> [TASK STATEMENT]
Print the lines from the one that contains "Give me the Bokeh source for this chart." to the one that contains "a_yminor = [-0.025, 0.025, 0.075, 0.125, 0.175]", inclusive, exactly as they appear, and please drop any pictures.

* BEGIN SUPPLIED RECORDS *

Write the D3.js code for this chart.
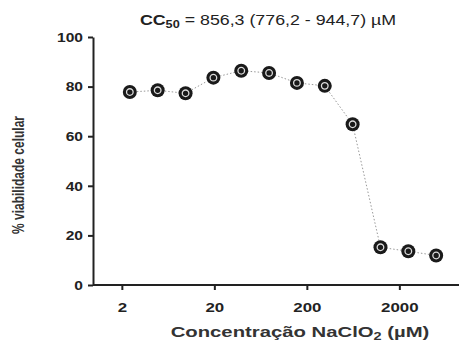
<!DOCTYPE html>
<html><head><meta charset="utf-8">
<script src="https://cdn.jsdelivr.net/npm/d3@7"></script>
<style>body{margin:0;background:#fff;} svg{display:block;font-family:"Liberation Sans",Arial,sans-serif;}</style>
</head><body>
<script>
const concentrations = [2.44, 4.88, 9.77, 19.53, 39.06, 78.13, 156.25, 312.5, 625, 1250, 2500, 5000];
const viability = [77.8, 78.5, 77.3, 83.6, 86.4, 85.5, 81.5, 80.3, 64.8, 15.2, 13.6, 11.9];
const xTicks = [2, 20, 200, 2000];
const yTicks = [0, 20, 40, 60, 80, 100];

const W = 459, H = 341;
const SX = 1.3; // horizontal stretch of the text in the reference
const svg = d3.select("body").append("svg").attr("width", W).attr("height", H);

const x = d3.scaleLog().domain([1, 10000]).range([94, 464]);
const y = d3.scaleLinear().domain([0, 100]).range([285, 37]);

// axes
const xAxis = svg.append("g").attr("transform", "translate(0,285)")
  .call(d3.axisBottom(x).tickValues(xTicks).tickFormat(d3.format("d")).tickSize(5).tickSizeOuter(0));
const yAxis = svg.append("g").attr("transform", "translate(93,0)")
  .call(d3.axisLeft(y).tickValues(yTicks).tickSize(5).tickSizeOuter(0));
[xAxis, yAxis].forEach(g => {
  g.select(".domain").attr("stroke", "#222").attr("stroke-width", 2);
  g.selectAll(".tick line").attr("stroke", "#222").attr("stroke-width", 2);
  g.selectAll(".tick text").attr("fill", "#222").attr("font-weight", "bold")
   .attr("font-family", "Liberation Sans, Arial, sans-serif");
});
xAxis.select(".domain").attr("d", "M93,0H459");
xAxis.selectAll(".tick text").attr("font-size", 13).attr("y", 0).attr("dy", 0)
  .attr("transform", `translate(0,27) scale(${SX},1)`);
yAxis.selectAll(".tick text").attr("font-size", 12).attr("x", 0).attr("dy", "0.35em")
  .attr("transform", `translate(-10,0) scale(${SX},1)`);

// line
const line = d3.line().x((d, i) => x(concentrations[i])).y(d => y(d));
svg.append("path").datum(viability).attr("d", line)
  .attr("fill", "none").attr("stroke", "#999").attr("stroke-width", 1).attr("stroke-dasharray", "1.5,2");

// markers
const pts = svg.append("g").selectAll("g").data(viability).join("g")
  .attr("transform", (d, i) => `translate(${x(concentrations[i])},${y(d)})`);
pts.append("circle").attr("r", 7).attr("fill", "#1a1a1a");
pts.append("circle").attr("r", 3.3).attr("fill", "#1a1a1a").attr("stroke", "#ddd").attr("stroke-width", 1.3);

// title
const t = svg.append("text").attr("transform", `translate(268,25) scale(1.27,1)`).attr("text-anchor", "middle")
  .attr("font-size", 14).attr("fill", "#222");
t.append("tspan").attr("font-weight", "bold").text("CC");
t.append("tspan").attr("font-weight", "bold").attr("font-size", 10).attr("dy", 3).text("50");
t.append("tspan").attr("dy", -3).text(" = 856,3 (776,2 - 944,7) µM");

// x label
const xl = svg.append("text").attr("transform", `translate(300,337) scale(1.45,1)`).attr("text-anchor", "middle")
  .attr("font-size", 14).attr("font-weight", "bold").attr("fill", "#333");
xl.append("tspan").text("Concentração NaClO");
xl.append("tspan").attr("font-size", 10).attr("dy", 3).text("2");
xl.append("tspan").attr("dy", -3).text(" (µM)");

// y label
svg.append("text").attr("transform", "translate(24,175) rotate(-90) scale(1,1.3)").attr("text-anchor", "middle")
  .attr("font-size", 12).attr("font-weight", "bold").attr("fill", "#333").text("% viabilidade celular");
</script>
</body></html>
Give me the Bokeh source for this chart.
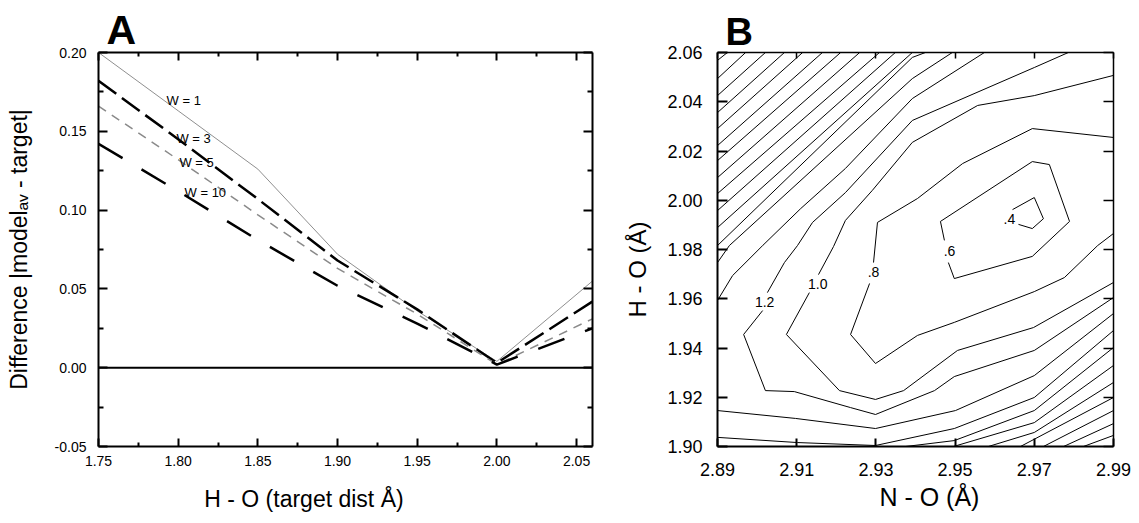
from bokeh.plotting import figure
from bokeh.layouts import row
from bokeh.models import (Range1d, LinearAxis, FixedTicker, PrintfTickFormatter, Span,
                          CustomJSTickFormatter)
from bokeh.core.properties import value
from bokeh.embed import file_html
from bokeh.resources import INLINE

FONT = "Liberation Sans"
NBSP = "\u00a0"

# ---------------- Panel A data ----------------
target_dist = [1.75, 1.80, 1.85, 1.90, 1.95, 2.00, 2.06]
diff_w1 = [0.200, 0.163, 0.126, 0.072, 0.036, 0.004, 0.055]
diff_w3 = [0.182, 0.145, 0.107, 0.068, 0.037, 0.003, 0.042]
diff_w5 = [0.166, 0.132, 0.097, 0.063, 0.034, 0.002, 0.031]
diff_w10 = [0.142, 0.112, 0.081, 0.052, 0.028, 0.002, 0.025]
w_labels = ["W = 1", "W = 3", "W = 5", "W = 10"]
w_label_x = [1.7927, 1.7989, 1.8008, 1.8040]
w_label_y = [0.1696, 0.1457, 0.1300, 0.1112]
a_xticks = [1.75, 1.80, 1.85, 1.90, 1.95, 2.00, 2.05]
a_xminor = [1.775, 1.825, 1.875, 1.925, 1.975, 2.025]
a_yticks = [-0.05, 0.00, 0.05, 0.10, 0.15, 0.20]
a_yminor = [-0.025, 0.025, 0.075, 0.125, 0.175]

# ---------------- Panel B data (contour lines traced) ----------------
contour_xs = [
    [2.9660, 2.9695, 2.9723, 2.9700, 2.9645],                      # 0.4
    [2.9473, 2.9463, 2.9695, 2.9738, 2.9789, 2.9695, 2.9498, 2.9483],  # 0.6
    [2.9900, 2.9695, 2.9519, 2.9405, 2.9304, 2.9294],              # 0.8 upper
    [2.9284, 2.9236, 2.9299, 2.9405, 2.9498, 2.9700, 2.9776, 2.9860, 2.9900],  # 0.8 lower
    [2.9155, 2.9193, 2.9223, 2.9291, 2.9392, 2.9557, 2.9700, 2.9900],  # 1.0 upper
    [2.9132, 2.9074, 2.9208, 2.9299, 2.9370, 2.9506, 2.9698, 2.9900],  # 1.0 lower
    [2.9026, 2.9069, 2.9102, 2.9140, 2.9223, 2.9392, 2.9700, 2.9786],  # 1.2 upper
    [2.9014, 2.8966, 2.9021, 2.9094, 2.9236, 2.9299, 2.9448, 2.9498, 2.9700, 2.9900],  # 1.2 lower
    [2.8900, 2.8938, 2.9014, 2.9110, 2.9223, 2.9392, 2.9574],      # 1.4 upper
    [2.8900, 2.9097, 2.9299, 2.9501, 2.9700, 2.9900],              # 1.4 lower
    [2.8900, 2.8930, 2.9392, 2.9493],                              # 1.6 upper
    [2.8900, 2.9102, 2.9299, 2.9498, 2.9700, 2.9900],              # 1.6 lower
    [2.8900, 2.9392, 2.9425],                                      # 1.8 upper
    [2.9375, 2.9498, 2.9700, 2.9900],                              # 1.8 lower
    [2.8900, 2.9392], [2.8900, 2.9349], [2.8900, 2.9309], [2.8900, 2.9259],
    [2.8900, 2.9211], [2.8900, 2.9165], [2.8900, 2.9115], [2.8900, 2.9069],
    [2.8900, 2.9021], [2.8900, 2.8971], [2.8900, 2.8925],          # top-left 2.0..4.0
    [2.9496, 2.9700, 2.9900], [2.9584, 2.9700, 2.9900],
    [2.9665, 2.9900], [2.9723, 2.9900], [2.9774, 2.9900], [2.9824, 2.9900],  # bottom-right 2.0..3.0
]
contour_ys = [
    [1.9902, 1.9885, 1.9925, 2.0011, 1.9962],
    [1.9837, 1.9914, 2.0157, 2.0145, 1.9914, 1.9772, 1.9682, 1.9747],
    [2.0255, 2.0291, 2.0149, 2.0007, 1.9910, 1.9747],
    [1.9662, 1.9455, 1.9337, 1.9451, 1.9504, 1.9629, 1.9686, 1.9816, 1.9865],
    [1.9698, 1.9812, 1.9918, 2.0040, 2.0235, 2.0385, 2.0425, 2.0507],
    [1.9625, 1.9455, 1.9227, 1.9191, 1.9227, 1.9390, 1.9483, 1.9666],
    [1.9625, 1.9747, 1.9816, 1.9910, 2.0031, 2.0324, 2.0539, 2.0600],
    [1.9552, 1.9455, 1.9227, 1.9223, 1.9158, 1.9130, 1.9227, 1.9284, 1.9390, 1.9605],
    [1.9593, 1.9694, 1.9816, 1.9966, 2.0129, 2.0413, 2.0600],
    [1.9146, 1.9114, 1.9073, 1.9146, 1.9288, 1.9540],
    [1.9747, 1.9816, 2.0494, 2.0600],
    [1.9037, 1.9016, 1.9004, 1.9073, 1.9199, 1.9471],
    [1.9816, 2.0580, 2.0600],
    [1.9000, 1.9024, 1.9146, 1.9402],
    [1.9889, 2.0600], [1.9958, 2.0600], [2.0027, 2.0600], [2.0092, 2.0600],
    [2.0161, 2.0600], [2.0222, 2.0600], [2.0291, 2.0600], [2.0356, 2.0600],
    [2.0425, 2.0600], [2.0494, 2.0600], [2.0568, 2.0600],
    [1.9000, 1.9097, 1.9329], [1.9000, 1.9057, 1.9260],
    [1.9000, 1.9199], [1.9000, 1.9146], [1.9000, 1.9093], [1.9000, 1.9045],
]
level_labels = ["1.2", "1.0", ".8", ".6", ".4"]
level_label_x = [2.9019, 2.9153, 2.9294, 2.9486, 2.9637]
level_label_y = [1.9585, 1.9658, 1.9707, 1.9792, 1.9922]
b_xticks = [2.89, 2.91, 2.93, 2.95, 2.97, 2.99]
b_yticks = [1.90, 1.92, 1.94, 1.96, 1.98, 2.00, 2.02, 2.04, 2.06]


def style_axis(ax, ticks, minor, show_labels, font_size, tick_in, minor_in, width, standoff):
    ax.ticker = FixedTicker(ticks=ticks, minor_ticks=minor)
    ax.major_tick_in = tick_in
    ax.major_tick_out = 0
    ax.minor_tick_in = minor_in
    ax.minor_tick_out = 0
    ax.axis_line_width = width
    ax.major_tick_line_width = width
    ax.minor_tick_line_width = width
    ax.axis_line_color = "black"
    ax.major_tick_line_color = "black"
    ax.minor_tick_line_color = "black"
    ax.axis_label_text_font = FONT
    ax.axis_label_text_font_style = "normal"
    ax.axis_label_text_color = "black"
    ax.major_label_text_font = FONT
    if show_labels:
        ax.formatter = PrintfTickFormatter(format="%.2f")
        ax.major_label_text_color = "black"
        ax.major_label_text_font_size = font_size
        ax.major_label_standoff = standoff
    else:
        ax.formatter = CustomJSTickFormatter(code="return '';")
        ax.major_label_text_color = None
        ax.major_label_text_font_size = "1px"
        ax.major_label_standoff = 0


def style_title(p, text, size):
    p.title.text = text
    p.title.text_font = FONT
    p.title.text_font_size = size
    p.title.text_font_style = "bold"
    p.title.text_color = "black"
    p.title.align = "left"
    p.title.offset = 8
    p.title.standoff = 0


# ---------------- Panel A ----------------
pA = figure(width=600, height=523, x_range=Range1d(1.75, 2.06), y_range=Range1d(-0.05, 0.20),
            output_backend="svg", toolbar_location=None,
            min_border_left=98, min_border_right=8, min_border_top=52, min_border_bottom=73)
pA.grid.visible = False
pA.outline_line_color = None
pA.background_fill_color = "white"
pA.border_fill_color = "white"
style_title(pA, "A", "41px")

style_axis(pA.xaxis[0], a_xticks, a_xminor, True, "14px", 8, 4, 2, 9)
style_axis(pA.yaxis[0], a_yticks, a_yminor, True, "14px", 9, 5, 2, 12)
pA.xaxis[0].axis_label = "H - O (target dist Å)" + NBSP * 13
pA.xaxis[0].axis_label_text_font_size = "23px"
pA.xaxis[0].axis_label_standoff = 17
pA.yaxis[0].axis_label = "Difference |modelₐᵥ - target|"
pA.yaxis[0].axis_label_text_font_size = "23px"
pA.yaxis[0].axis_label_standoff = 20

topA = LinearAxis()
style_axis(topA, a_xticks, a_xminor, False, "1px", 8, 4, 2, 0)
pA.add_layout(topA, "above")
rightA = LinearAxis()
style_axis(rightA, a_yticks, a_yminor, False, "1px", 9, 5, 2, 0)
pA.add_layout(rightA, "right")

pA.add_layout(Span(location=0.0, dimension="width", line_color="black", line_width=2))

pA.line(target_dist, diff_w1, line_color="#8f8f8f", line_width=1)
pA.line(target_dist, diff_w3, line_color="black", line_width=2.5, line_dash="22 7")
pA.line(target_dist, diff_w5, line_color="#8a8a8a", line_width=1.5, line_dash="9 7")
pA.line(target_dist, diff_w10, line_color="black", line_width=2.5, line_dash="28 22")

pA.text(x=w_label_x, y=w_label_y, text=w_labels, text_font=value(FONT), text_font_size="13px",
        text_baseline="middle", text_align="left", text_color="black")

# ---------------- Panel B ----------------
pB = figure(width=532, height=523, x_range=Range1d(2.89, 2.99), y_range=Range1d(1.90, 2.06),
            output_backend="svg", toolbar_location=None,
            min_border_left=117, min_border_right=19, min_border_top=52, min_border_bottom=77)
pB.grid.visible = False
pB.outline_line_color = None
pB.background_fill_color = "white"
pB.border_fill_color = "white"
style_title(pB, "B", "38px")

style_axis(pB.xaxis[0], b_xticks, [], True, "18px", 8, 0, 2, 16)
style_axis(pB.yaxis[0], b_yticks, [], True, "18px", 10, 0, 2, 15)
pB.xaxis[0].axis_label = NBSP * 4 + "N - O (Å)"
pB.xaxis[0].axis_label_text_font_size = "25px"
pB.xaxis[0].axis_label_standoff = 4
pB.yaxis[0].axis_label = "H - O (Å)" + NBSP * 6
pB.yaxis[0].axis_label_text_font_size = "24px"
pB.yaxis[0].axis_label_standoff = 13

topB = LinearAxis()
style_axis(topB, b_xticks, [], False, "1px", 6, 0, 1.5, 0)
pB.add_layout(topB, "above")
rightB = LinearAxis()
style_axis(rightB, b_yticks, [], False, "1px", 10, 0, 1.5, 0)
pB.add_layout(rightB, "right")

pB.multi_line(xs=contour_xs, ys=contour_ys, line_color="black", line_width=1)
pB.text(x=level_label_x, y=level_label_y, text=level_labels, text_font=value(FONT),
        text_font_size="14px", text_baseline="middle", text_align="center", text_color="black")

layout = row(pA, pB)
open("out.html", "w").write(file_html(layout, INLINE))
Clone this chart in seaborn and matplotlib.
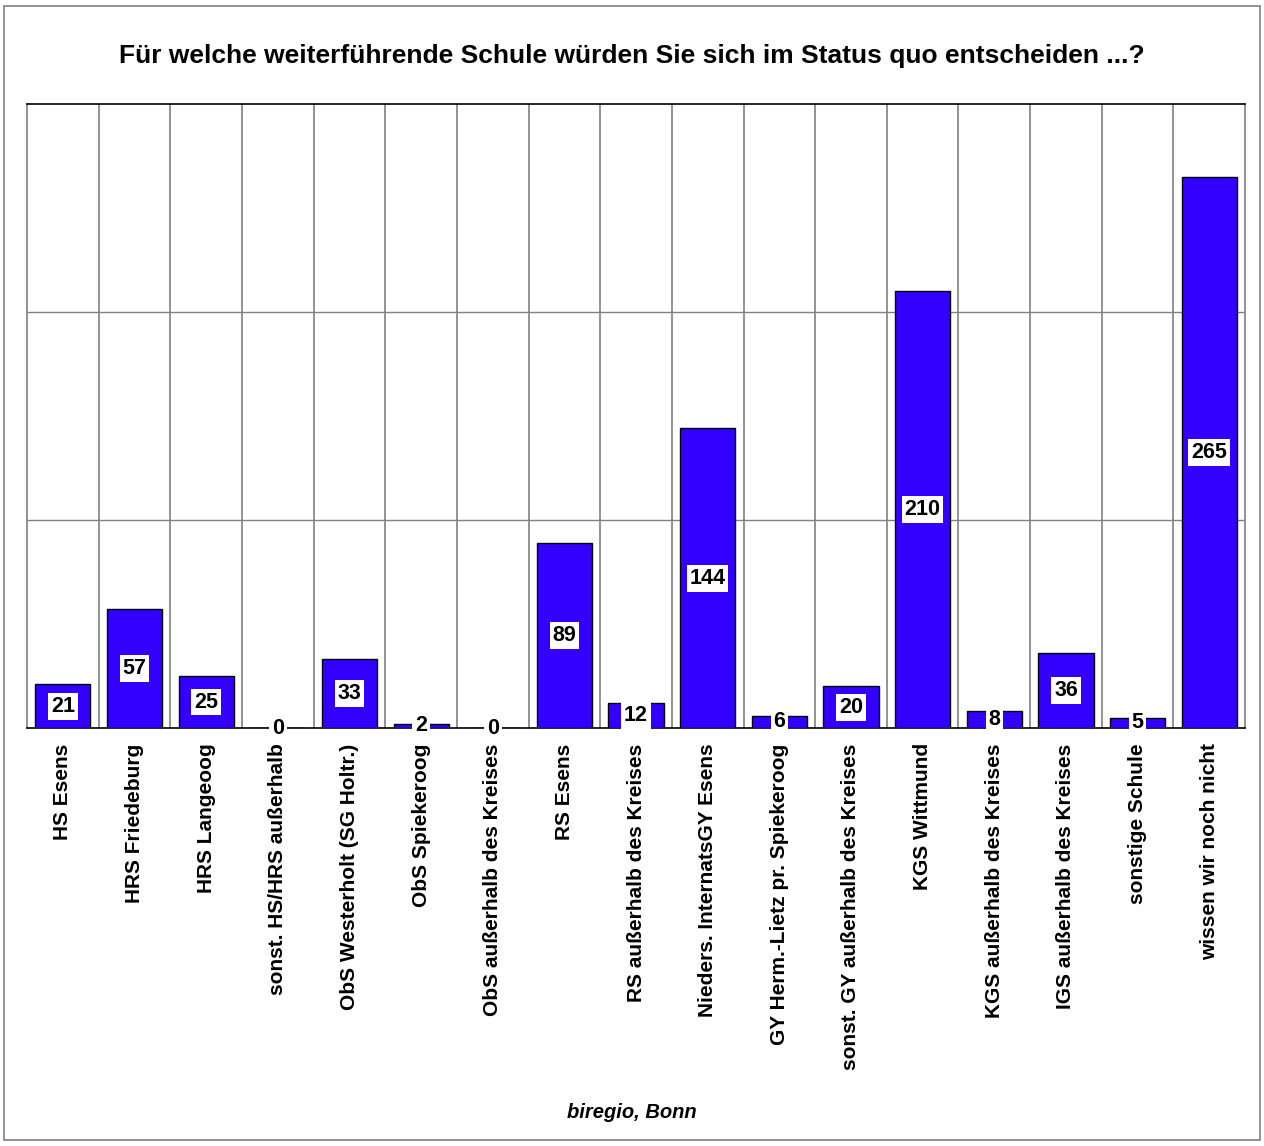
import seaborn as sns
import matplotlib.pyplot as plt
import pandas as pd
import numpy as np

schulen = ['HS Esens', 'HRS Friedeburg', 'HRS Langeoog', 'sonst. HS/HRS außerhalb',
           'ObS Westerholt (SG Holtr.)', 'ObS Spiekeroog', 'ObS außerhalb des Kreises',
           'RS Esens', 'RS außerhalb des Kreises', 'Nieders. InternatsGY Esens',
           'GY Herm.-Lietz pr. Spiekeroog', 'sonst. GY außerhalb des Kreises',
           'KGS Wittmund', 'KGS außerhalb des Kreises', 'IGS außerhalb des Kreises',
           'sonstige Schule', 'wissen wir noch nicht']
anzahl = [21, 57, 25, 0, 33, 2, 0, 89, 12, 144, 6, 20, 210, 8, 36, 5, 265]

df = pd.DataFrame({'schule': schulen, 'anzahl': anzahl})

sns.set_style('white')
plt.rcParams['font.family'] = ['Liberation Sans', 'DejaVu Sans']
plt.rcParams['text.color'] = 'black'
plt.rcParams['xtick.color'] = 'black'

fig = plt.figure(figsize=(12.64, 11.46), dpi=100)
ax = fig.add_axes([0.0214, 0.3647, 0.9636, 0.5446])

sns.barplot(data=df, x='schule', y='anzahl', color='#3300ff', saturation=1,
            width=0.77, edgecolor='black', linewidth=1, ax=ax, zorder=3)

ax.set_xlim(-0.5, len(schulen) - 0.5)
ax.set_ylim(0, 300)
for k in range(1, len(schulen)):
    ax.axvline(k - 0.5, color='#808080', lw=1.2, zorder=1)
for v in [100, 200]:
    ax.axhline(v, color='#808080', lw=1.0, zorder=1)

# Werte mittig im Balken, weisser Kasten
for i, v in enumerate(anzahl):
    ax.text(i, v / 2, str(v), ha='center', va='center', fontsize=15.5,
            fontweight='bold', color='black', zorder=5,
            bbox=dict(facecolor='white', edgecolor='none', pad=2))

ax.set_yticks([])
ax.set_xlabel('')
ax.set_ylabel('')
ax.tick_params(axis='x', length=0, pad=11)
ax.set_xticks(range(len(schulen)))
ax.set_xticklabels(schulen, rotation=90, fontsize=15, fontweight='bold', color='black')

ax.spines['top'].set_color('black')
ax.spines['bottom'].set_color('black')
ax.spines['left'].set_color('#808080')
ax.spines['right'].set_color('#808080')
for s in ax.spines.values():
    s.set_linewidth(1.2)

fig.text(0.5, 0.951, 'Für welche weiterführende Schule würden Sie sich im Status quo entscheiden ...?',
         ha='center', va='center', fontsize=19, fontweight='bold', color='black')
fig.text(0.5, 0.029, 'biregio, Bonn', ha='center', va='center', fontsize=14.5,
         fontweight='bold', style='italic', color='black')

fig.patches.append(plt.Rectangle((0.003, 0.005), 0.994, 0.99, transform=fig.transFigure,
                                 fill=False, edgecolor='#808080', lw=1.2))

fig.savefig('out.png', dpi=100)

* END SUPPLIED RECORDS *

> [ANSWER FOR THIS EXERCISE]
Give me the Bokeh source for this chart.
from bokeh.plotting import figure
from bokeh.layouts import row
from bokeh.models import (Range1d, LinearAxis, FixedTicker, PrintfTickFormatter, Span,
                          CustomJSTickFormatter)
from bokeh.core.properties import value
from bokeh.embed import file_html
from bokeh.resources import INLINE

FONT = "Liberation Sans"
NBSP = "\u00a0"

# ---------------- Panel A data ----------------
target_dist = [1.75, 1.80, 1.85, 1.90, 1.95, 2.00, 2.06]
diff_w1 = [0.200, 0.163, 0.126, 0.072, 0.036, 0.004, 0.055]
diff_w3 = [0.182, 0.145, 0.107, 0.068, 0.037, 0.003, 0.042]
diff_w5 = [0.166, 0.132, 0.097, 0.063, 0.034, 0.002, 0.031]
diff_w10 = [0.142, 0.112, 0.081, 0.052, 0.028, 0.002, 0.025]
w_labels = ["W = 1", "W = 3", "W = 5", "W = 10"]
w_label_x = [1.7927, 1.7989, 1.8008, 1.8040]
w_label_y = [0.1696, 0.1457, 0.1300, 0.1112]
a_xticks = [1.75, 1.80, 1.85, 1.90, 1.95, 2.00, 2.05]
a_xminor = [1.775, 1.825, 1.875, 1.925, 1.975, 2.025]
a_yticks = [-0.05, 0.00, 0.05, 0.10, 0.15, 0.20]
a_yminor = [-0.025, 0.025, 0.075, 0.125, 0.175]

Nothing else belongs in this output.